WHAT YOU WILL DO
Only the lines from the line containing "Clone this diagram in TikZ." to the line containing "(ocbistext) at (591,356)", with both of those lines, are to be repeated exactly. Leave the images out.

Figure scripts
** Begin **

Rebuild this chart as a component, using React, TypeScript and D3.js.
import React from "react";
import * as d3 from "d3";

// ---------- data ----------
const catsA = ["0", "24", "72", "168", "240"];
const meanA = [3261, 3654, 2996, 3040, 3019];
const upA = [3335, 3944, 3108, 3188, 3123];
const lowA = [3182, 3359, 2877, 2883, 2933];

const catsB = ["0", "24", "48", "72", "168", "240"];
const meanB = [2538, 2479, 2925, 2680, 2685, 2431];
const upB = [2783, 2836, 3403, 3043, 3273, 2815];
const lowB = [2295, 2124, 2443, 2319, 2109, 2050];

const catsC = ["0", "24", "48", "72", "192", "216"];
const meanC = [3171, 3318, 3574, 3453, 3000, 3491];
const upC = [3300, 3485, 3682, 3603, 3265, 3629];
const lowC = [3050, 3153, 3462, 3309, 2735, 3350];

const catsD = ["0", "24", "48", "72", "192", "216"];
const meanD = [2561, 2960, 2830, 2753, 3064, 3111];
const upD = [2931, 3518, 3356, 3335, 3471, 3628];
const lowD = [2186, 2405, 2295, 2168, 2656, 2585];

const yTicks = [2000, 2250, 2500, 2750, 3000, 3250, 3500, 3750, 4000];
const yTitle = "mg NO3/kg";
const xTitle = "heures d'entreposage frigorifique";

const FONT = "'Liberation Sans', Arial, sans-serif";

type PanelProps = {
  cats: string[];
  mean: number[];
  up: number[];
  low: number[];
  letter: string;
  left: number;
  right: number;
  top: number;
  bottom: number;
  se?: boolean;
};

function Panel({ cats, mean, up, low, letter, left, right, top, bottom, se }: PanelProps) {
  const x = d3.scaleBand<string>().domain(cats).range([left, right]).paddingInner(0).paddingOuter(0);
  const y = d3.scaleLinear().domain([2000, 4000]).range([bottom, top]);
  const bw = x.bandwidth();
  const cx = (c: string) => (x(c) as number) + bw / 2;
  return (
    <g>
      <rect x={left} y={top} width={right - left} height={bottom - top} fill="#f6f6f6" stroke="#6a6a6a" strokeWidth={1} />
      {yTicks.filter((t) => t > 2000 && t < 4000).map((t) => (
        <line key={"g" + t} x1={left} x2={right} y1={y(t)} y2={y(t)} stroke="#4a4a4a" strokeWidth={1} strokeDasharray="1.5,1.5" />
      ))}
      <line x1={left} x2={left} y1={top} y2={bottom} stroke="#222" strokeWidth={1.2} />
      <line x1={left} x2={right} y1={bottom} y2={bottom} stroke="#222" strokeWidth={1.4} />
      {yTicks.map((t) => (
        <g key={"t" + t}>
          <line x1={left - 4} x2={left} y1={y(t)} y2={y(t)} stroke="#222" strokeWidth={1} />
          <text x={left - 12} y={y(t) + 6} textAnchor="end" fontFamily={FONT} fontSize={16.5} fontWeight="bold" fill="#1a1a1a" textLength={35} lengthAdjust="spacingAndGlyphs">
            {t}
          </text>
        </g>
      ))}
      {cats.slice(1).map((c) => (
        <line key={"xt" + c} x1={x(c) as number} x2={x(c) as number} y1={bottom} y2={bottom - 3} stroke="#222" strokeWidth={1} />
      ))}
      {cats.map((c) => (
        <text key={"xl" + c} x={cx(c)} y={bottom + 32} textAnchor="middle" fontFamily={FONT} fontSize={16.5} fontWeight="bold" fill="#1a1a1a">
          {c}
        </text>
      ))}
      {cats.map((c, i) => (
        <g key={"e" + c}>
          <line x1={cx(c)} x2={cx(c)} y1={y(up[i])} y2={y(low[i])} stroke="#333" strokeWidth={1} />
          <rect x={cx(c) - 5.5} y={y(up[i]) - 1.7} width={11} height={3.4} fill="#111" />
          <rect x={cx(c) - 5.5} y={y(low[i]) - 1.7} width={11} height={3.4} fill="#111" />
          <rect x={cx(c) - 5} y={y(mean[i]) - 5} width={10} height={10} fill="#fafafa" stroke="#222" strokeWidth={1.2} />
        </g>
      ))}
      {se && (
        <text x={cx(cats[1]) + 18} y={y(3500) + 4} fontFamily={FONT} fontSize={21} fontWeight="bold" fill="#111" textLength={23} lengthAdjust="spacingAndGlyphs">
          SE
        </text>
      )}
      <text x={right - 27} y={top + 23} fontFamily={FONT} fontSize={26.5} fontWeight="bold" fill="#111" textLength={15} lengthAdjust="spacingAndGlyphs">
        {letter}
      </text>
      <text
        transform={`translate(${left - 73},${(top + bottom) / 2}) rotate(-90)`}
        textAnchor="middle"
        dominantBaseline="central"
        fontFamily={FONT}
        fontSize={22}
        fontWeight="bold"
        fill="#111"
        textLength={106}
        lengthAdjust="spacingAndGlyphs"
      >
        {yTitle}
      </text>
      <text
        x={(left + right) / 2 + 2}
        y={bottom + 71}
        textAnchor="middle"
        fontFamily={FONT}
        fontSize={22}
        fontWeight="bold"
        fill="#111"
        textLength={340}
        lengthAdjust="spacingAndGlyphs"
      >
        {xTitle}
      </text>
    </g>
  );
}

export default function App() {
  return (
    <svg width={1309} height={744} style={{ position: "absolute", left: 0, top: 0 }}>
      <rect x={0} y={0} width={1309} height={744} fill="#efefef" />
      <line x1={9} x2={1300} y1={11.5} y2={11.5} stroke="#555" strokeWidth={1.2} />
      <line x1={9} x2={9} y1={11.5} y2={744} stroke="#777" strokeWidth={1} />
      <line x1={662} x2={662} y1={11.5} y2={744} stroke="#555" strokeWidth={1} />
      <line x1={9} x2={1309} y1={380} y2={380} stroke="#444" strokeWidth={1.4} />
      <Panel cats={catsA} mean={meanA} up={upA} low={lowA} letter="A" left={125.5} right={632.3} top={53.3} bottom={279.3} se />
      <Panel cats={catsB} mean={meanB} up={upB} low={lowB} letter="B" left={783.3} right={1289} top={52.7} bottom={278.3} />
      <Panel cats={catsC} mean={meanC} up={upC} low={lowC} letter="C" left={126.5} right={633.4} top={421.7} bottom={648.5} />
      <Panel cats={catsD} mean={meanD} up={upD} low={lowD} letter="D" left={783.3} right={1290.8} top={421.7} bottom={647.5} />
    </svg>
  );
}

** End **
** Begin **

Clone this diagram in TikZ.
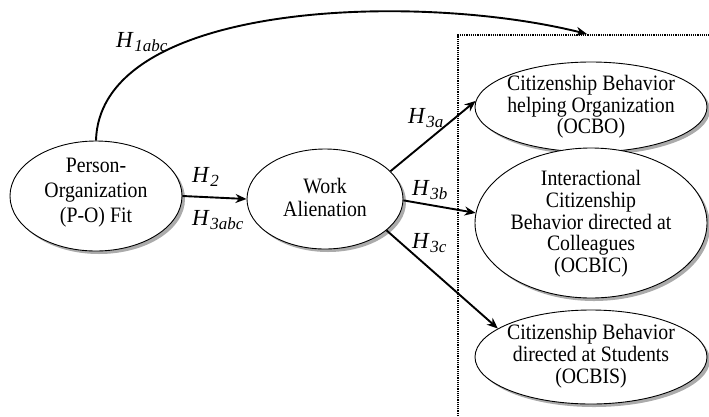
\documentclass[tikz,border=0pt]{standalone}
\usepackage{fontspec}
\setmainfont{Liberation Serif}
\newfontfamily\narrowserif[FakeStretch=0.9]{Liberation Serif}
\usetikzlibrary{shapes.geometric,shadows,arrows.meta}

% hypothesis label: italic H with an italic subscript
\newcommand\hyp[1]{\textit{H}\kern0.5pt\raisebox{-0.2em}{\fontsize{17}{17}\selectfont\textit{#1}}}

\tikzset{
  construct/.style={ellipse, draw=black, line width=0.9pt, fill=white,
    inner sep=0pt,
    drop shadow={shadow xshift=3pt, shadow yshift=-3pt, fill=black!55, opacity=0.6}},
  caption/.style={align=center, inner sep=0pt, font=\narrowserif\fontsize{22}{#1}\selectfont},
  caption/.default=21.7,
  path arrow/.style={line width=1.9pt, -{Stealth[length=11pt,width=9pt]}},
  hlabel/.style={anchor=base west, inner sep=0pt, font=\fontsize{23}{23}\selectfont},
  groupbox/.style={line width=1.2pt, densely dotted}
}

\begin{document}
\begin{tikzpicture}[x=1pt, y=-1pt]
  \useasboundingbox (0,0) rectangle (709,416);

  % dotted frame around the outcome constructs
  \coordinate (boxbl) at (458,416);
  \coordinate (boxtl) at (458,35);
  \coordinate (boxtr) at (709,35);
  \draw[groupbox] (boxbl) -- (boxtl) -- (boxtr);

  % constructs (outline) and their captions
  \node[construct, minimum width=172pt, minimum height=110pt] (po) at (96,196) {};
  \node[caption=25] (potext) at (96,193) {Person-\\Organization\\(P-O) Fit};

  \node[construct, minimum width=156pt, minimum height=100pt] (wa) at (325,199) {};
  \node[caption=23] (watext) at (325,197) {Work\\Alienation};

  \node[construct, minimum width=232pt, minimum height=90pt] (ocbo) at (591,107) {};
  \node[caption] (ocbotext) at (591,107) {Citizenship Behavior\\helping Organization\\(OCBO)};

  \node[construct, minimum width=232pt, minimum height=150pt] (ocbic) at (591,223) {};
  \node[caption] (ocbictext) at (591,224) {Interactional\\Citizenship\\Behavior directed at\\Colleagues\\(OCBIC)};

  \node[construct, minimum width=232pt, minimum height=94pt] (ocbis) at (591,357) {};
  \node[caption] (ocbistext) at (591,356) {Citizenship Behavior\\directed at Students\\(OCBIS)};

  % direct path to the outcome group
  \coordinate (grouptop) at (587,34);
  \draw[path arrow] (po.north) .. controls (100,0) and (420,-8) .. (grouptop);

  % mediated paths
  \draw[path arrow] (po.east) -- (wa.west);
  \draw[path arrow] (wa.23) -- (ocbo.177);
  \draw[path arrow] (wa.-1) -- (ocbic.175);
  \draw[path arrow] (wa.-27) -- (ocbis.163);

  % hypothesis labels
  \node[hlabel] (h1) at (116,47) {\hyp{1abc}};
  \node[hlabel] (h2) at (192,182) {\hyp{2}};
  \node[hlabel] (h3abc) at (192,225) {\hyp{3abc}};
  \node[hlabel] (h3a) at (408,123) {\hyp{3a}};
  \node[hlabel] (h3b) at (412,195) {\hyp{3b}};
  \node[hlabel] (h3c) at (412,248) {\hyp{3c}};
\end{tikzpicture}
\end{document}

** End **

WORKED ANSWER
Clone this diagram in TikZ.
\documentclass[tikz,border=0pt]{standalone}
\usepackage{fontspec}
\setmainfont{Liberation Serif}
\newfontfamily\narrowserif[FakeStretch=0.9]{Liberation Serif}
\usetikzlibrary{shapes.geometric,shadows,arrows.meta}

% hypothesis label: italic H with an italic subscript
\newcommand\hyp[1]{\textit{H}\kern0.5pt\raisebox{-0.2em}{\fontsize{17}{17}\selectfont\textit{#1}}}

\tikzset{
  construct/.style={ellipse, draw=black, line width=0.9pt, fill=white,
    inner sep=0pt,
    drop shadow={shadow xshift=3pt, shadow yshift=-3pt, fill=black!55, opacity=0.6}},
  caption/.style={align=center, inner sep=0pt, font=\narrowserif\fontsize{22}{#1}\selectfont},
  caption/.default=21.7,
  path arrow/.style={line width=1.9pt, -{Stealth[length=11pt,width=9pt]}},
  hlabel/.style={anchor=base west, inner sep=0pt, font=\fontsize{23}{23}\selectfont},
  groupbox/.style={line width=1.2pt, densely dotted}
}

\begin{document}
\begin{tikzpicture}[x=1pt, y=-1pt]
  \useasboundingbox (0,0) rectangle (709,416);

  % dotted frame around the outcome constructs
  \coordinate (boxbl) at (458,416);
  \coordinate (boxtl) at (458,35);
  \coordinate (boxtr) at (709,35);
  \draw[groupbox] (boxbl) -- (boxtl) -- (boxtr);

  % constructs (outline) and their captions
  \node[construct, minimum width=172pt, minimum height=110pt] (po) at (96,196) {};
  \node[caption=25] (potext) at (96,193) {Person-\\Organization\\(P-O) Fit};

  \node[construct, minimum width=156pt, minimum height=100pt] (wa) at (325,199) {};
  \node[caption=23] (watext) at (325,197) {Work\\Alienation};

  \node[construct, minimum width=232pt, minimum height=90pt] (ocbo) at (591,107) {};
  \node[caption] (ocbotext) at (591,107) {Citizenship Behavior\\helping Organization\\(OCBO)};

  \node[construct, minimum width=232pt, minimum height=150pt] (ocbic) at (591,223) {};
  \node[caption] (ocbictext) at (591,224) {Interactional\\Citizenship\\Behavior directed at\\Colleagues\\(OCBIC)};

  \node[construct, minimum width=232pt, minimum height=94pt] (ocbis) at (591,357) {};
  \node[caption] (ocbistext) at (591,356) {Citizenship Behavior\\directed at Students\\(OCBIS)};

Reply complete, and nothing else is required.